ORTSTERMIN Muslime und Rechtsextremisten besuchen den Tatort

LONDON taz | Vor der Kaserne in Woolwich haben ein paar Leute Blumen hingelegt. Eine Gruppe steht an der Kreuzung daneben. „Die haben den Mann geköpft“, erzählt Lee, ein 39-jähriger Elektriker, „und dann hat der Mörder auf die Polizei gewartet.“ In Diskussion mit seinen Kumpels folgert Lee, dass der Mord eine Konsequenz der britischen Politik sei. „Wir Briten haben 100.000 Tote in Irak und Afghanistan zu verantworten. Entschuldige, aber hier starb nur ein Soldat. Was machen wir in diesen Ländern?“, fragt er.

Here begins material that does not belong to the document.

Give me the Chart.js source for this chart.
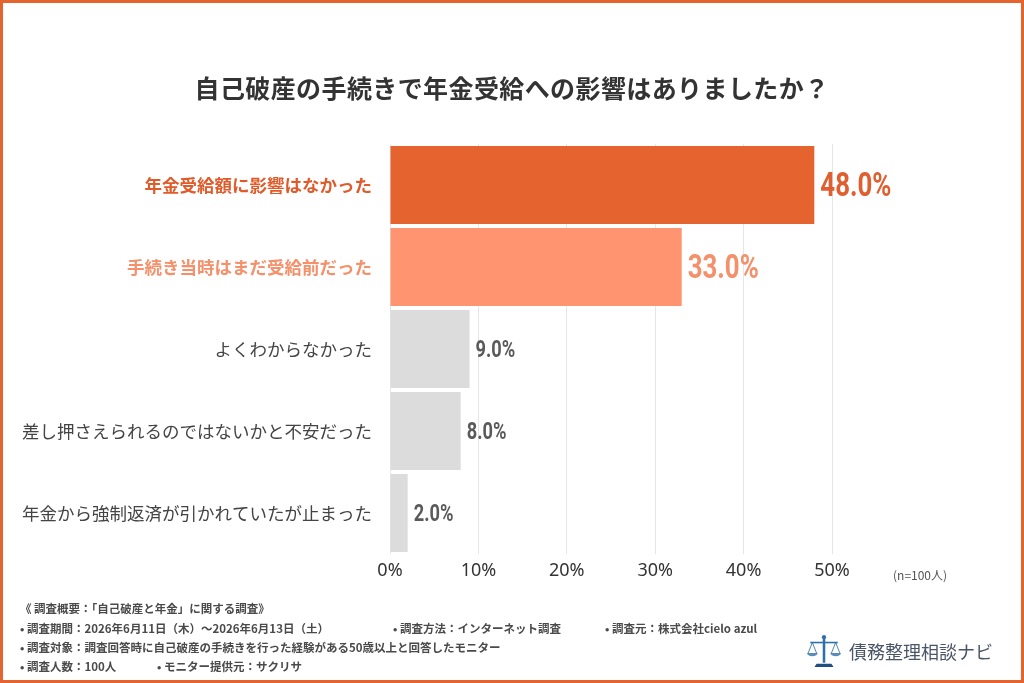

Die Gruppe muslimischer Jugendlicher auf der anderen Seite der Kaserne, vor der S-Bahn-Station Woolwich Arsenal, sieht das nicht so gelassen. Die Mörder waren Extremisten, sagt Abdul, ein Pharmaziestudent aus Somalia, und er hat Angst: Nun könnten er und seine Freunde auch Opfer werden, weil sie wie die Täter dunkelhäutig und Muslime sind. Auf einmal ertönt Geschrei vom anderen Ende des Platzes. „England, England“, oder eher „Ingerland“, wie es englische Fußballfans grölen. Dann folgen die Buchstaben „EDL! EDL!“ Das steht für „English Defence League“, eine ultrarechte Vereinigung. Eine Gruppe von knapp 100 zum Teil maskierten Leuten läuft auf eine Gruppe Polizisten zu, manche balancieren noch ihren Pint Beer in einer Hand, als ob sie geradewegs aus dem Pub kommen. Es wird gebrüllt, Flaschen fliegen durch die Luft, und eine Handvoll wird von der Polizei eingekesselt.

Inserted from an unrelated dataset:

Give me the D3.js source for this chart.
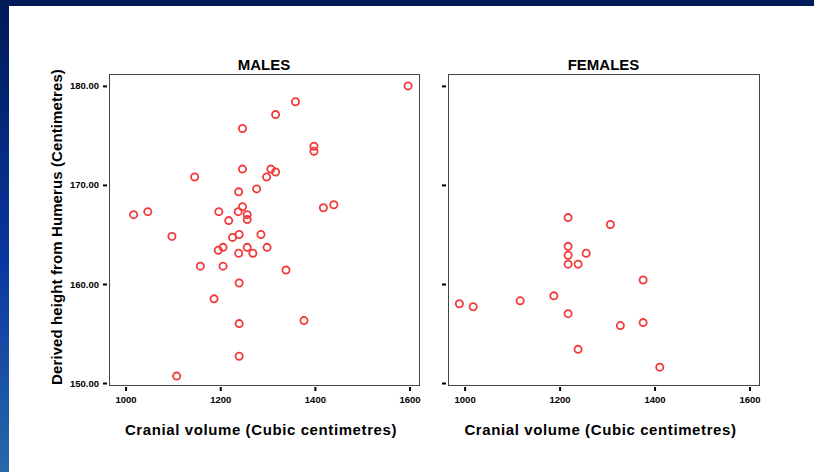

Einer der EDL-Demonstranten ist James, 17, ein Holzhandwerker. „Das war unakzeptabel, was heute hier passiert ist“, sagt er. Er ist extra aus der Grafschaft Essex angereist, eine knappe Stunde entfernt. Er regt sich über die Polizei auf: „Die beschweren sich über uns, obwohl wir hier nur friedlich protestieren wollen.“

Ganz friedlich war es aber wohl nicht gewesen. Zuvor mussten einige Muslime unter Polizeischutz die lokale Moschee verlassen, während streitsüchtige EDL-Anhänger vor dem Gebäude herumstolzierten. In Kent und Essex, Hochburgen der Rechten, sollen zwei Moscheen angegriffen worden sein.